— SOURCE MATERIAL —
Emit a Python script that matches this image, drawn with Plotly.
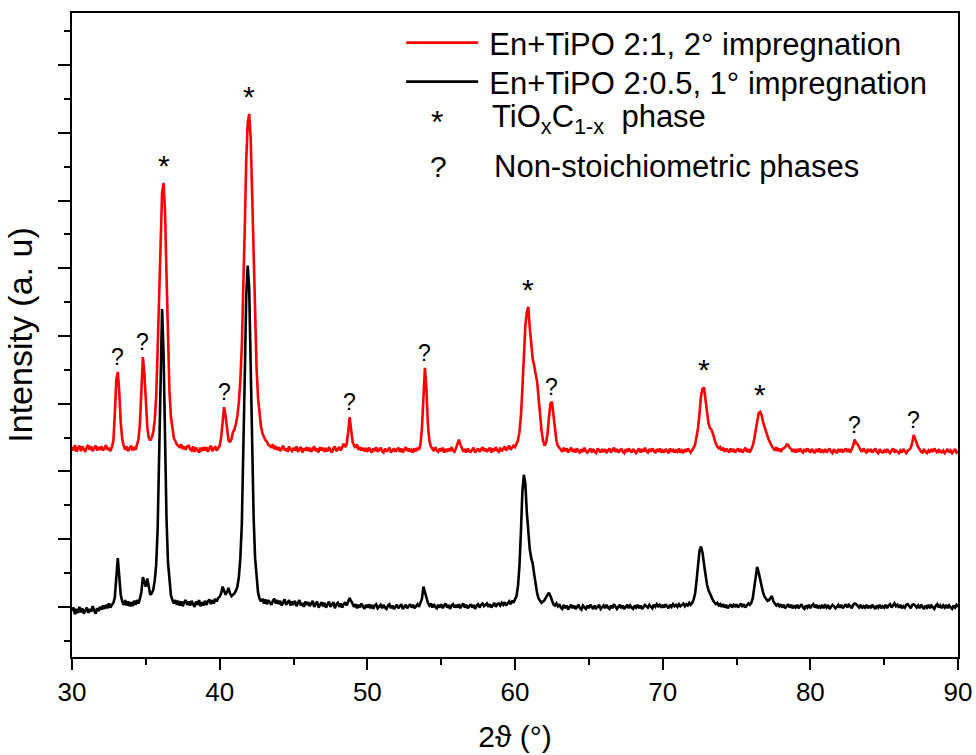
import numpy as np
import plotly.graph_objects as go

# 2-theta scan grid (degrees): start, number of points, step
scan_start = 30.0
scan_points = 601
scan_step = 0.1

# Red: En+TiPO 2:1, 2nd impregnation (intensity, a.u.; one row per degree, 0.1 deg steps)
red_intensity = [
    236, 231, 239, 229, 235, 238, 230, 237, 233, 229,  # 30
    236, 239, 232, 237, 230, 234, 238, 231, 236, 232,  # 31
    237, 231, 234, 239, 232, 235, 230, 236, 245, 285,  # 32
    335, 347, 318, 272, 248, 238, 232, 237, 230, 234,  # 33
    238, 231, 236, 232, 238, 247, 270, 330, 369, 345,  # 34
    300, 265, 250, 246, 250, 258, 275, 310, 380, 450,  # 35
    545, 612, 626, 585, 490, 390, 318, 280, 260, 249,  # 36
    245, 240, 238, 235, 240, 233, 237, 232, 237, 238,  # 37
    233, 231, 237, 229, 235, 232, 228, 235, 230, 236,  # 38
    231, 236, 229, 234, 238, 230, 233, 237, 231, 235,  # 39
    238, 250, 275, 295, 282, 258, 246, 243, 248, 258,  # 40
    262, 270, 282, 302, 335, 385, 455, 560, 660, 715,  # 41
    728, 692, 610, 510, 420, 352, 308, 282, 266, 256,  # 42
    250, 246, 244, 239, 238, 235, 240, 233, 236, 232,  # 43
    236, 230, 234, 238, 231, 234, 229, 237, 232, 230,  # 44
    235, 231, 237, 229, 233, 236, 228, 234, 231, 236,  # 45
    230, 235, 229, 233, 237, 230, 234, 228, 236, 231,  # 46
    235, 229, 233, 230, 236, 231, 228, 234, 237, 230,  # 47
    233, 236, 231, 237, 241, 236, 240, 258, 280, 262,  # 48
    244, 238, 235, 240, 232, 236, 231, 235, 230, 233,  # 49
    229, 235, 231, 228, 234, 230, 236, 229, 232, 235,  # 50
    230, 228, 234, 229, 232, 235, 228, 231, 234, 229,  # 51
    232, 235, 229, 234, 228, 232, 236, 230, 234, 229,  # 52
    232, 228, 234, 230, 235, 232, 240, 265, 320, 353,  # 53
    322, 270, 246, 237, 234, 230, 236, 231, 229, 234,  # 54
    230, 235, 228, 233, 229, 234, 230, 236, 231, 229,  # 55
    234, 240, 247, 240, 234, 229, 233, 228, 234, 230,  # 56
    229, 233, 235, 228, 231, 234, 229, 232, 236, 230,  # 57
    234, 229, 232, 235, 228, 234, 230, 236, 231, 229,  # 58
    235, 230, 233, 237, 231, 234, 238, 232, 235, 238,  # 59
    236, 240, 246, 258, 282, 322, 372, 415, 435, 443,  # 60
    412, 382, 366, 356, 346, 332, 308, 282, 260, 245,  # 61
    238, 242, 255, 280, 300, 303, 286, 262, 246, 238,  # 62
    235, 232, 229, 235, 230, 234, 228, 232, 235, 229,  # 63
    233, 228, 234, 230, 227, 233, 229, 235, 230, 228,  # 64
    232, 234, 228, 233, 229, 227, 234, 230, 228, 233,  # 65
    229, 233, 227, 231, 234, 228, 231, 235, 229, 233,  # 66
    228, 231, 234, 229, 227, 233, 229, 234, 230, 228,  # 67
    233, 229, 227, 231, 234, 228, 233, 229, 235, 230,  # 68
    228, 233, 229, 234, 230, 227, 233, 229, 234, 228,  # 69
    231, 228, 233, 229, 227, 234, 229, 233, 228, 231,  # 70
    229, 234, 228, 231, 227, 233, 229, 234, 230, 228,  # 71
    232, 235, 240, 250, 265, 287, 312, 322, 324, 306,  # 72
    287, 272, 264, 262, 256, 248, 241, 237, 234, 236,  # 73
    231, 235, 229, 234, 230, 228, 234, 229, 233, 228,  # 74
    231, 234, 229, 233, 228, 231, 235, 229, 233, 228,  # 75
    233, 238, 248, 262, 278, 286, 288, 283, 273, 265,  # 76
    259, 252, 246, 241, 237, 234, 231, 236, 230, 234,  # 77
    229, 233, 234, 236, 240, 239, 235, 233, 229, 233,  # 78
    228, 233, 229, 234, 230, 228, 233, 229, 234, 230,  # 79
    228, 233, 229, 227, 233, 229, 234, 228, 231, 229,  # 80
    233, 228, 231, 234, 229, 227, 233, 229, 228, 233,  # 81
    229, 233, 228, 231, 234, 229, 233, 228, 233, 238,  # 82
    247, 242, 240, 235, 232, 229, 234, 230, 228, 233,  # 83
    229, 233, 228, 231, 234, 229, 227, 233, 229, 228,  # 84
    231, 228, 233, 229, 227, 231, 234, 228, 231, 229,  # 85
    227, 231, 228, 233, 229, 227, 231, 232, 235, 242,  # 86
    254, 247, 240, 236, 233, 229, 228, 233, 229, 227,  # 87
    231, 228, 233, 229, 234, 230, 227, 233, 229, 228,  # 88
    231, 227, 230, 233, 228, 231, 227, 230, 233, 228,  # 89
    230,                                               # 90
]

# Black: En+TiPO 2:0.5, 1st impregnation
black_intensity = [
    -6, -1, -11, -3, -9, 0, -8, -2, -10, -5,           # 30
    -1, -9, -3, -7, 1, -5, -10, -2, -6, 0,             # 31
    -4, 2, -3, 3, -2, 5, -1, 3, 6, 14,                 # 32
    40, 72, 45, 18, 8, 3, 10, 2, 8, 1,                 # 33
    7, 1, 9, 3, 10, 5, 12, 22, 44, 36,                 # 34
    30, 42, 28, 18, 20, 25, 38, 62, 115, 225,          # 35
    370, 440, 375, 245, 130, 66, 34, 17, 10, 5,        # 36
    10, 3, 9, 2, 8, 1, 7, 10, 3, 8,                    # 37
    2, 9, 4, 0, 8, 3, 10, 1, 7, 2,                     # 38
    9, 3, 8, 11, 4, 10, 5, 12, 8, 13,                  # 39
    15, 20, 30, 24, 18, 22, 28, 20, 16, 18,            # 40
    20, 24, 30, 44, 72, 122, 212, 340, 460, 504,       # 41
    470, 362, 232, 132, 72, 38, 21, 12, 8, 12,         # 42
    5, 11, 4, 10, 6, 3, 9, 12, 5, 10,                  # 43
    4, 9, 2, 8, 11, 3, 7, 10, 2, 8,                    # 44
    3, 9, 1, 7, 10, 2, 6, 0, 8, 3,                     # 45
    7, 1, 6, 9, 0, 5, 8, -1, 4, 7,                     # 46
    1, 6, -1, 5, 8, 0, 4, 7, -2, 4,                    # 47
    6, 0, 5, -1, 4, 7, 2, 7, 13, 9,                    # 48
    4, 0, 4, -2, 3, -1, 5, 0, -3, 3,                   # 49
    -1, 4, -2, 3, -3, 2, 4, -2, 0, 3,                  # 50
    -2, 3, -1, -3, 2, 4, -2, 2, -3, 1,                 # 51
    3, -2, 2, 4, -3, 0, 3, -2, 2, 4,                   # 52
    -1, 3, -2, 2, 4, 0, 5, 12, 30, 22,                 # 53
    12, 6, 2, 5, -1, 4, 0, -2, 3, -1,                  # 54
    4, -2, 2, 5, -1, 3, -3, 2, 4, -1,                  # 55
    3, -1, 4, -2, 2, 5, -1, 3, -2, 2,                  # 56
    4, -1, 3, -3, 2, 4, -1, 3, 5, 1,                   # 57
    3, 5, 0, 4, -1, 3, 6, 0, 4, 5,                     # 58
    2, 6, 3, 7, 2, 5, 8, 4, 9, 6,                      # 59
    10, 16, 30, 60, 110, 170, 195, 182, 140, 105,      # 60
    85, 72, 64, 48, 32, 20, 12, 8, 6, 8,               # 61
    10, 14, 17, 21, 16, 8, 4, 2, 5, 1,                 # 62
    4, -1, -3, 3, -2, 2, -4, 0, 3, -2,                 # 63
    2, -3, 0, 3, -2, -4, 2, -1, -3, 2,                 # 64
    -2, 3, -1, -3, 2, -2, 0, 3, -3, 0,                 # 65
    2, -2, 3, -1, -3, 2, -2, 4, 0, -3,                 # 66
    0, 3, -2, 2, -3, 0, 3, -2, 2, -1,                  # 67
    -3, 2, -1, 3, -2, 2, -3, 0, 3, 1,                  # 68
    -1, 3, 1, -2, 3, 0, 4, 1, 3, -1,                   # 69
    3, -1, 4, 1, -2, 3, 0, 4, 1, 3,                    # 70
    0, 4, 1, 3, 5, 1, 4, 2, 6, 3,                      # 71
    6, 11, 20, 40, 65, 84, 89, 80, 63, 46,             # 72
    33, 25, 19, 14, 10, 7, 4, 6, 2, 4,                 # 73
    0, 4, -1, 3, -2, 1, 4, -1, 3, 1,                   # 74
    4, -1, 3, 5, 0, 4, -1, 3, 5, 3,                    # 75
    6, 13, 28, 48, 59, 51, 39, 29, 21, 15,             # 76
    11, 9, 10, 14, 16, 8, 4, 2, 4, 1,                  # 77
    4, -1, 3, -2, 1, 4, -1, 3, -2, 1,                  # 78
    -1, 3, -2, 1, 4, -1, -3, 2, -1, 3,                 # 79
    -2, 2, 4, -1, 3, -2, 1, -1, 3, -2,                 # 80
    2, -1, 3, -3, 0, 3, 1, -2, 0, 3,                   # 81
    -1, 3, -2, 1, 4, -1, 3, 1, -2, 3,                  # 82
    5, 4, 2, -1, 3, -2, 1, -1, 3, -2,                  # 83
    2, -2, 3, -1, -3, 2, -1, 3, -2, 1,                 # 84
    -1, 3, -2, 2, 4, -1, 3, 5, 1, 3,                   # 85
    -1, 3, -2, 1, -1, 3, 4, 1, -2, 3,                  # 86
    4, 2, -1, 2, -2, 3, -1, -3, 2, -1,                 # 87
    3, -2, 2, -1, -3, 2, 4, -1, 2, -2,                 # 88
    2, -1, 3, -2, 2, -1, -3, 2, -1, 3,                 # 89
    0,                                                 # 90
]

# Peak markers placed above the red pattern
peak_positions = [33.1, 34.8, 36.2, 40.3, 42.0, 48.8, 53.9, 60.9, 62.5, 72.8, 76.6, 83.0, 87.0]
peak_symbols = ['?', '?', '*', '?', '*', '?', '?', '*', '?', '*', '*', '?', '?']

series_names = ['En+TiPO 2:1, 2° impregnation', 'En+TiPO 2:0.5, 1° impregnation']
phase_symbols = ['*', '?']
phase_labels = ['TiO<sub>x</sub>C<sub>1-x</sub>  phase', 'Non-stoichiometric phases']

two_theta = np.round(scan_start + scan_step * np.arange(scan_points), 1)
red = np.array(red_intensity, dtype=float)
black = np.array(black_intensity, dtype=float)

FONT = 'Liberation Sans, Arial, sans-serif'
LEG_SIZE = 31

fig = go.Figure()
fig.add_trace(go.Scatter(x=two_theta, y=red, mode='lines', name='\u2009' + series_names[0],
                         line=dict(color='#ff0000', width=2.6), legend='legend'))
fig.add_trace(go.Scatter(x=two_theta, y=black, mode='lines', name='\u2009' + series_names[1],
                         line=dict(color='#000000', width=2.6), legend='legend2'))

annotations = []
for pos, sym in zip(peak_positions, peak_symbols):
    near = np.abs(two_theta - pos) <= 0.25
    top = red[near].max()
    star = sym == '*'
    annotations.append(dict(x=pos, y=top, xref='x', yref='y', text=sym, showarrow=False,
                            yanchor='bottom', xanchor='center', yshift=(-1 if star else 0),
                            font=dict(family=FONT, size=(30 if star else 23), color='black')))

# phase-symbol rows of the legend (symbol column + label column, paper coords)
sym_x = [0.412, 0.414]
sym_y = [0.830, 0.761]
lab_x = [0.4718, 0.4735]
lab_y = [0.835, 0.761]
for i in range(2):
    annotations.append(dict(x=sym_x[i], y=sym_y[i], xref='paper', yref='paper',
                            text=phase_symbols[i], showarrow=False, xanchor='center', yanchor='middle',
                            font=dict(family=FONT, size=(32 if i == 0 else 30), color='black')))
    annotations.append(dict(x=lab_x[i], y=lab_y[i], xref='paper', yref='paper',
                            text=phase_labels[i], showarrow=False, xanchor='left', yanchor='middle',
                            font=dict(family=FONT, size=LEG_SIZE, color='black')))

legend_common = dict(xanchor='left', yanchor='middle', bgcolor='rgba(0,0,0,0)', borderwidth=0,
                     font=dict(family=FONT, size=LEG_SIZE, color='black'), itemwidth=72)

fig.update_layout(
    width=976, height=755,
    margin=dict(l=72, r=18, t=13, b=98),
    plot_bgcolor='white', paper_bgcolor='white',
    font=dict(family=FONT, color='black'),
    showlegend=True,
    legend=dict(x=0.3715, y=0.9534, **legend_common),
    legend2=dict(x=0.3715, y=0.8929, **legend_common),
    annotations=annotations,
    xaxis=dict(range=[30, 90], tickmode='linear', tick0=30, dtick=10, automargin=False,
               ticks='outside', ticklen=11, tickwidth=2, tickcolor='black',
               minor=dict(dtick=5, ticks='outside', ticklen=6, tickwidth=2, tickcolor='black'),
               showline=True, linewidth=2, linecolor='black', mirror=True,
               showgrid=False, zeroline=False,
               tickfont=dict(family=FONT, size=26, color='black'),
               title=dict(text='2ϑ (°)', font=dict(family=FONT, size=30, color='black'), standoff=20)),
    yaxis=dict(range=[-74, 877], tickmode='linear', tick0=0, dtick=100, automargin=False,
               ticks='outside', ticklen=12, tickwidth=2, tickcolor='black',
               minor=dict(dtick=50, ticks='outside', ticklen=6, tickwidth=2, tickcolor='black'),
               showticklabels=False,
               showline=True, linewidth=2, linecolor='black', mirror=True,
               showgrid=False, zeroline=False,
               title=dict(text='Intensity (a. u)', font=dict(family=FONT, size=34, color='black'), standoff=15)),
)

fig.write_html('out.html', config={'displayModeBar': False},
               post_script="document.body.style.margin='0';")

— SET TASK —
Restate, line by line and word for word, everything from the top of the material through the line that contains "scan_step = 0.1". Leave pictures out.

— ANSWER TO THIS PROBLEM —
Emit a Python script that matches this image, drawn with Plotly.
import numpy as np
import plotly.graph_objects as go

# 2-theta scan grid (degrees): start, number of points, step
scan_start = 30.0
scan_points = 601
scan_step = 0.1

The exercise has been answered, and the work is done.